Take front-of-house hospitality. These teams have always been defined by professionalism, responsiveness and presence. As technology absorbs the transactional parts of their role, like scheduling and basic inquiries, the expectation shifts. What a client now remembers is whether someone anticipated their needs or navigated an awkward moment with grace. That is not something technology can replicate. The role is becoming more human, not less, but it requires a different kind of preparation.

What a client now remembers is whether someone anticipated their needs or navigated an awkward moment with grace.

Document proofreaders are experiencing the same thing. AI can flag inconsistencies and suggest edits. But a proofreader who understands a client relationship, knows the history of a matter and can read tone accurately is doing something fundamentally different from spell-checking. The role is shifting from execution to quality oversight. The judgment piece is actually more important now, not less.

Billing professionals are another good example. Automation speeds up workflows and reduces manual entry. But it also creates a more transparent environment where clarity, defensibility and client alignment matter more than ever. The person in that role is no longer just producing an invoice. They are managing a client relationship through a document.

These are not incremental changes. They require firms to think differently about how they hire, develop and support the people doing this work.

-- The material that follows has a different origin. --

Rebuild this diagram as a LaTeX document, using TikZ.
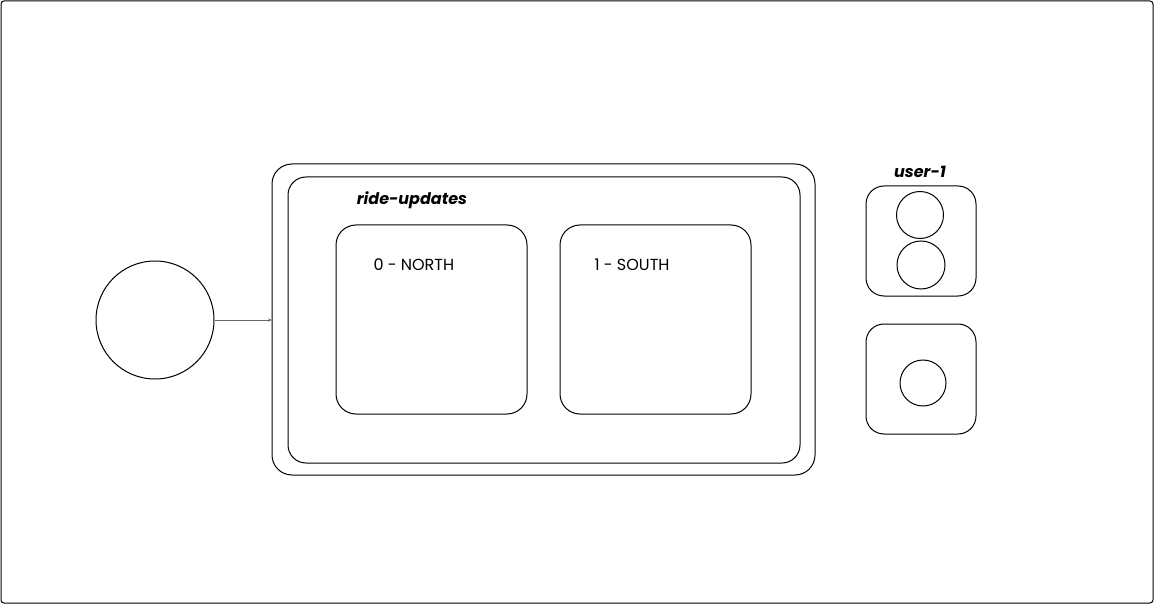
\documentclass[tikz,border=0pt]{standalone}
\usepackage{fontspec}
\setmainfont{Poppins}
\usetikzlibrary{arrows.meta}
\begin{document}
\begin{tikzpicture}[x=1pt,y=-1pt,line width=1pt,
  box/.style={draw,rounded corners=#1},
  lbl/.style={font=\fontsize{16}{18}\selectfont,anchor=west,inner sep=0pt},
  title/.style={font=\fontsize{16}{18}\selectfont\bfseries\itshape,inner sep=0pt},
  circ/.style={draw,circle,inner sep=0pt,minimum size=#1}]
\useasboundingbox (0,0) rectangle (1154,604);
\draw[rounded corners=3,line width=1pt] (1,1) rectangle (1153,603);
% topic
\draw[box=20] (272,164) rectangle (815,475);
\draw[box=18] (288,177) rectangle (800,463);
\node[title] (topic) at (412,200) {ride-updates};
\draw[box=20] (336,225) rectangle (527,414);
\draw[box=20] (560,225) rectangle (751,414);
\node[lbl] (p0) at (373,265) {0 - NORTH};
\node[lbl] (p1) at (594,265) {1 - SOUTH};
\coordinate (tin) at (272,320);
% producer
\node[circ=118] (prod) at (155,320) {};
\draw[-{Stealth[length=4pt,width=3pt]},draw=black!60,line width=1pt] (prod.east) -- (tin);
% consumers
\node[title] (user) at (920,172) {user-1};
\draw[box=18] (866,186) rectangle (976,296);
\node[circ=47] (c1) at (920,215) {};
\node[circ=48] (c2) at (921,265) {};
\draw[box=18] (866,324) rectangle (976,434);
\node[circ=46] (c3) at (923,383) {};
\end{tikzpicture}
\end{document}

The risk is treating AI as a technology initiative. When that happens, firms implement tools without redefining roles, gain efficiency without clarifying accountability and shift expectations without updating the training or performance models that support their people. Over time, that creates friction, both operational and cultural.

Avoiding that requires a few deliberate choices.

Roles need to be examined with fresh eyes. Not to pinpoint what to automate, but to identify where human judgment creates the most value. That is where investment should follow.

Talent development needs to evolve. AI fluency is not about becoming technical. It is about knowing how to interpret an output, when to trust it, when to challenge it and how to apply it in a specific context. That is a learnable skill, and it needs to be built into how firms train people at every level.

Career paths need to be intentionally redesigned. As roles become more hybrid, there are real opportunities for growth that did not exist before. A hospitality professional can develop deep expertise in client experience. A billing specialist can move toward financial analysis or client advisory work. But those pathways do not create themselves. They need to be defined and supported.

Communication matters more than most firms realize. Change at this scale creates uncertainty. People want to understand what is shifting and what it means for them personally. The firms that handle this well are the ones that engage early, explain clearly and treat their employees as partners in the transition rather than recipients of it.

People want to understand what is shifting and what it means for them personally.

AI is not going to slow down. New capabilities will keep emerging. But the firms that see real, lasting benefit will be the ones that never separate the technology conversation from the people conversation.

Technology changes how work gets done. People determine how well it is done, how clients experience it and what it ultimately says about the firm.

That part has not changed. And it won’t.